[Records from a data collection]
============================================================

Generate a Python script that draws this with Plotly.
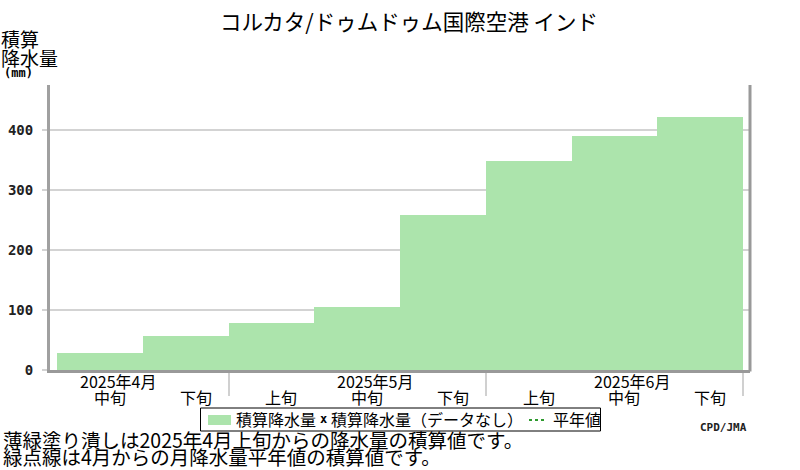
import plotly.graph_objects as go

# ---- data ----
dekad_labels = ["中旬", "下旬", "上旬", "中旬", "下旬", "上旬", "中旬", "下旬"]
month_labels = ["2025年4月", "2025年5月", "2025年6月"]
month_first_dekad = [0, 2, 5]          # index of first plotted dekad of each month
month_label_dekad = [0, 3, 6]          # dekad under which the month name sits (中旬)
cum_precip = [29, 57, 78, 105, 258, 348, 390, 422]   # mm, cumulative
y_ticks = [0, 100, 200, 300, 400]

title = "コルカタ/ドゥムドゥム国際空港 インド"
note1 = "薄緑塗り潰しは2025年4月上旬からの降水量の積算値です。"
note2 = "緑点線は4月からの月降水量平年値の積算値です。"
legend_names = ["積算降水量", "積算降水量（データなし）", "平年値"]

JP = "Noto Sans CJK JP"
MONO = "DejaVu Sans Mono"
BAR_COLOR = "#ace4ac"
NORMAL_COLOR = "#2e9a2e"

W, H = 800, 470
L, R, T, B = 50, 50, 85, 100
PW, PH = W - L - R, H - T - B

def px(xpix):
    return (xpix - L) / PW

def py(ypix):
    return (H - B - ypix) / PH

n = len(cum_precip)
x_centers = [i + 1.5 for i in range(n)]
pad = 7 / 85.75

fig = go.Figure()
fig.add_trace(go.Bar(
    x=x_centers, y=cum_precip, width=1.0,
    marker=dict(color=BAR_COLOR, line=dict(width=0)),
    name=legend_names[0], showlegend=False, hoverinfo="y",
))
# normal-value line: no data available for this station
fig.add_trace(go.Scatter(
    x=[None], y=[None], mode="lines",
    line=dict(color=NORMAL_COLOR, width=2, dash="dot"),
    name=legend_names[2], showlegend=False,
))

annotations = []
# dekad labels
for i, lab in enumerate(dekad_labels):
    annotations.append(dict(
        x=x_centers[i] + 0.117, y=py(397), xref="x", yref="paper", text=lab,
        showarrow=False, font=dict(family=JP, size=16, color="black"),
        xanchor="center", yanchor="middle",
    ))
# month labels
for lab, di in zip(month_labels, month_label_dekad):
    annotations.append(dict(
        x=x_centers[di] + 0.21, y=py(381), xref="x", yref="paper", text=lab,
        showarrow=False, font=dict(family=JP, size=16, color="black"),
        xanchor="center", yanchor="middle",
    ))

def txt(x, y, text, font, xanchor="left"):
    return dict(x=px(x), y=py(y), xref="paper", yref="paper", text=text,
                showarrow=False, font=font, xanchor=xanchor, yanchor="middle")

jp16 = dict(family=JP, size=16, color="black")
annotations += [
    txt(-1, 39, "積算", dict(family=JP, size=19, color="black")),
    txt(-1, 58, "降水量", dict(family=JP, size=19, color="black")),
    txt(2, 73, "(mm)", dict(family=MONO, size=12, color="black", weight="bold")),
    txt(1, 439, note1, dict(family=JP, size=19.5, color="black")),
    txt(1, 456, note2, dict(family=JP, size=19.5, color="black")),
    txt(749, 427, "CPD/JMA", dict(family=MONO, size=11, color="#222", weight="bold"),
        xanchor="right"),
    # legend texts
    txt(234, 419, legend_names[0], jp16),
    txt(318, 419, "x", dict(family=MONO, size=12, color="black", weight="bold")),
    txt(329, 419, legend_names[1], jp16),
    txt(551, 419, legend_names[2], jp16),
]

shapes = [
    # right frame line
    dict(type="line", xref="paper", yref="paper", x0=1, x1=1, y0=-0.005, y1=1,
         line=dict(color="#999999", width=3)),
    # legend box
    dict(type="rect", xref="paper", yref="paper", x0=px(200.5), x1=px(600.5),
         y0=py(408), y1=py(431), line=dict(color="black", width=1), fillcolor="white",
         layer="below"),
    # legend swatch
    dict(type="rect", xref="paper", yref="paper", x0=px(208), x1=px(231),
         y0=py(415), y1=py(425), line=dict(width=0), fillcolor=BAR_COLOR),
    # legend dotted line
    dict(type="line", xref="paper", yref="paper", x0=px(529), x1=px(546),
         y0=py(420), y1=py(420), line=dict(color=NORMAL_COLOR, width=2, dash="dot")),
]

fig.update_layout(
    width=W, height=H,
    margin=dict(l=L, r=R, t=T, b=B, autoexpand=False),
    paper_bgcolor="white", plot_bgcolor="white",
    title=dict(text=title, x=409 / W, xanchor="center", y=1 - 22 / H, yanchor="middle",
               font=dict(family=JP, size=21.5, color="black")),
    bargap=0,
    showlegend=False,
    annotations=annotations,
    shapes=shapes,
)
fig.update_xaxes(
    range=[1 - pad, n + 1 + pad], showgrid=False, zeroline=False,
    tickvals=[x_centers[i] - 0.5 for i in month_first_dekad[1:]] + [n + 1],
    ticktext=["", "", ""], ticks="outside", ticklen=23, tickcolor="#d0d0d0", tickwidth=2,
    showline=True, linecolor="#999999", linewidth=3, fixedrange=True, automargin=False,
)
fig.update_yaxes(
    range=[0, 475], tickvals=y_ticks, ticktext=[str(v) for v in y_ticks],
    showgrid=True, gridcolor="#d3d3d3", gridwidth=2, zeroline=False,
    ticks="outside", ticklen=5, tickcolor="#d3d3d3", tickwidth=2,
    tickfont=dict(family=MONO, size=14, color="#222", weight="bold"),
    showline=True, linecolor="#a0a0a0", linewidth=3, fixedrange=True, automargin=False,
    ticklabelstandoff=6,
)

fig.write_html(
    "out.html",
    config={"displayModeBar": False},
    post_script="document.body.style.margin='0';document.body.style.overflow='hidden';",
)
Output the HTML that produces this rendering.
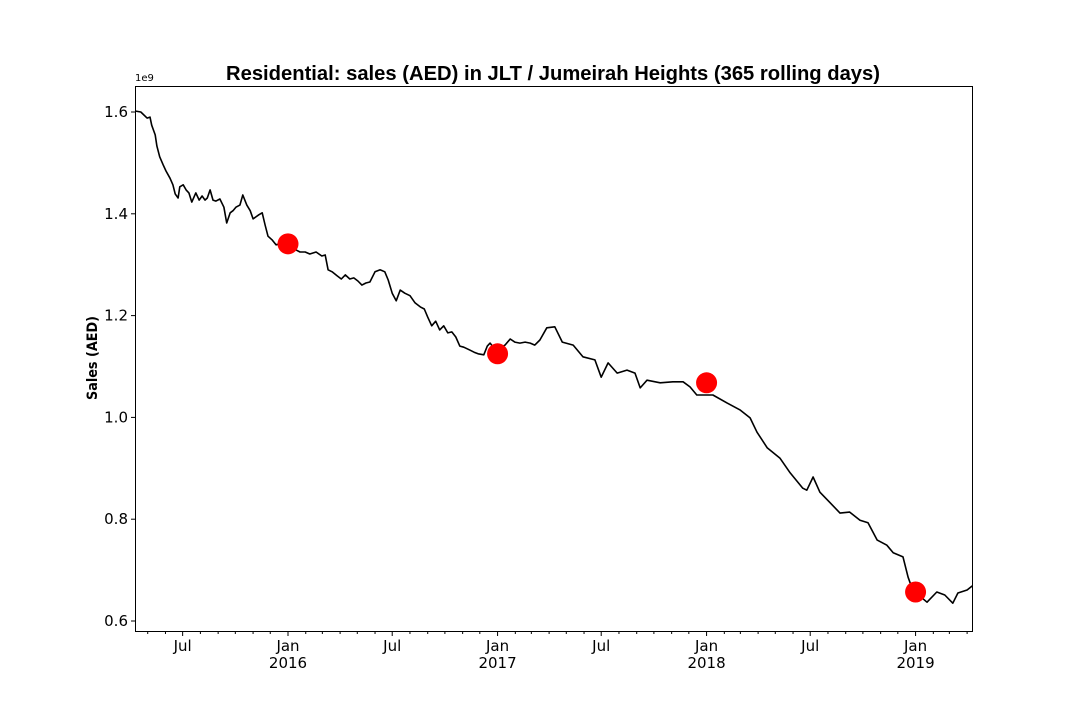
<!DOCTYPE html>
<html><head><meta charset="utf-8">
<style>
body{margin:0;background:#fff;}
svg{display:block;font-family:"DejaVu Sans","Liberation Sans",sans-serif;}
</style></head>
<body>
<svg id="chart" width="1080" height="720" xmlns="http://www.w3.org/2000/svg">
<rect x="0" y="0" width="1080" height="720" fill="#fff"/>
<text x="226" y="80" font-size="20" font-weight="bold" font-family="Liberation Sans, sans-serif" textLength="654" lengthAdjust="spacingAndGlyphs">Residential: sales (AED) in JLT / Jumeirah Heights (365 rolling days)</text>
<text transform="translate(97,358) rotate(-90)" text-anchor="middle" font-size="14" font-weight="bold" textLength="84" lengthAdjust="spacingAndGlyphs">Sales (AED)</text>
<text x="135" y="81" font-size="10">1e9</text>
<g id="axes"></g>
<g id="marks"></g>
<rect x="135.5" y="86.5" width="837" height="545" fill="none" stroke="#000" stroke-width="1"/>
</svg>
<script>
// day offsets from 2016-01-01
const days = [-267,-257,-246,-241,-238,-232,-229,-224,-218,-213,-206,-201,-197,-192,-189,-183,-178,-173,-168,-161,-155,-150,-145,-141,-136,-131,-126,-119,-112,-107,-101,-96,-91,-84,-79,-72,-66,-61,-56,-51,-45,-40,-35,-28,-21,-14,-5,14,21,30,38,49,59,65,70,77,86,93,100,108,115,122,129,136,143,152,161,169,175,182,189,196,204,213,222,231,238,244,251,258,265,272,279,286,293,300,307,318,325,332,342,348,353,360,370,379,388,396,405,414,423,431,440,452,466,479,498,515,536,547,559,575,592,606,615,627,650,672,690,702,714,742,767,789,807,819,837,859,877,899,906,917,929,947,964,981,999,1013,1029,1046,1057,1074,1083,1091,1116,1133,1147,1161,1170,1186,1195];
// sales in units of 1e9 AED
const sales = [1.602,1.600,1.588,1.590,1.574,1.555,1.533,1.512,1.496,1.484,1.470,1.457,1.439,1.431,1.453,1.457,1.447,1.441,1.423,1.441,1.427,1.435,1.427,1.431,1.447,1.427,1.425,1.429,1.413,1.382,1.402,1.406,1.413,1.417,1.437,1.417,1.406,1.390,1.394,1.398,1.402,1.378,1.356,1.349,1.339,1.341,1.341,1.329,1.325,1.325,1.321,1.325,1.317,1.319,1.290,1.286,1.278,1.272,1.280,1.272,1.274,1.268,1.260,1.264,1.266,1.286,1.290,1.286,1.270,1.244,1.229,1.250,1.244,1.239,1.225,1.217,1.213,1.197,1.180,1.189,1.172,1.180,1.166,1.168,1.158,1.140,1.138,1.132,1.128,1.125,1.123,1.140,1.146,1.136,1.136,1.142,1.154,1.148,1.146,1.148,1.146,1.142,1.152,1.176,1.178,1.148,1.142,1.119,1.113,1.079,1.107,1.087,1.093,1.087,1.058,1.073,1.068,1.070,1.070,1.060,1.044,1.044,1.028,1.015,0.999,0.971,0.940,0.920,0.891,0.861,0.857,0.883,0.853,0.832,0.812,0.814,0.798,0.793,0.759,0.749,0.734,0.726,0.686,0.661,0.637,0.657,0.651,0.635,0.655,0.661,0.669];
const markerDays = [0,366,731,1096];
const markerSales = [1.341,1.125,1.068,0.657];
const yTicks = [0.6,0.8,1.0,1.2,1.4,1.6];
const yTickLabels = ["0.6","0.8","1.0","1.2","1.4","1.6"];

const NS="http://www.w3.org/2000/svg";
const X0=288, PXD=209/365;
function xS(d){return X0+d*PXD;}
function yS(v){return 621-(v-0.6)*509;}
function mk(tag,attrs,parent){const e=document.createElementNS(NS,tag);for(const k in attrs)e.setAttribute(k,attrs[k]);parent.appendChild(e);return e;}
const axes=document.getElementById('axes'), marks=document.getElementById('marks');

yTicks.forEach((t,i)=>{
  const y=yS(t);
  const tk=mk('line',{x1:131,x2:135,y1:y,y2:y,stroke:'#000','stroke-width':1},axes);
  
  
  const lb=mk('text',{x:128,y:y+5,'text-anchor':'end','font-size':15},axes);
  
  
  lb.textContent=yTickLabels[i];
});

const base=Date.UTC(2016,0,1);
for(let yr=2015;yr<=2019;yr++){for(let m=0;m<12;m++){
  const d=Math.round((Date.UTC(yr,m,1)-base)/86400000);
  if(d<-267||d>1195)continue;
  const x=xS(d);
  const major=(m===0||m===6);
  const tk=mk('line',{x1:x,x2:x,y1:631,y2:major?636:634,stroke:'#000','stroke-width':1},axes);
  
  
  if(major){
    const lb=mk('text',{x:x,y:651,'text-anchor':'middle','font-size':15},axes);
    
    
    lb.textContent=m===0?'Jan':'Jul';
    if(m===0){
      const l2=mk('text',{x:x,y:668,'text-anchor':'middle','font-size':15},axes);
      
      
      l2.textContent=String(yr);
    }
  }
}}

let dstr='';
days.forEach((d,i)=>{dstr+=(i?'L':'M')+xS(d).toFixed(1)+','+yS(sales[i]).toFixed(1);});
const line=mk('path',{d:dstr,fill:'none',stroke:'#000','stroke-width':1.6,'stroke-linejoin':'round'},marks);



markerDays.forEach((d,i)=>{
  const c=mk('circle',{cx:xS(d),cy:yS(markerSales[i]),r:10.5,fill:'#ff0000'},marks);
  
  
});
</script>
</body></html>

============================================================

▶ **WRITTEN EXERCISE**
Repeat exactly the lines from the first line of the records above through the line containing "y_ticks = [0, 100, 200, 300, 400]", leaving out the pictures.

▶ **TASK RESULT**
Generate a Python script that draws this with Plotly.
import plotly.graph_objects as go

# ---- data ----
dekad_labels = ["中旬", "下旬", "上旬", "中旬", "下旬", "上旬", "中旬", "下旬"]
month_labels = ["2025年4月", "2025年5月", "2025年6月"]
month_first_dekad = [0, 2, 5]          # index of first plotted dekad of each month
month_label_dekad = [0, 3, 6]          # dekad under which the month name sits (中旬)
cum_precip = [29, 57, 78, 105, 258, 348, 390, 422]   # mm, cumulative
y_ticks = [0, 100, 200, 300, 400]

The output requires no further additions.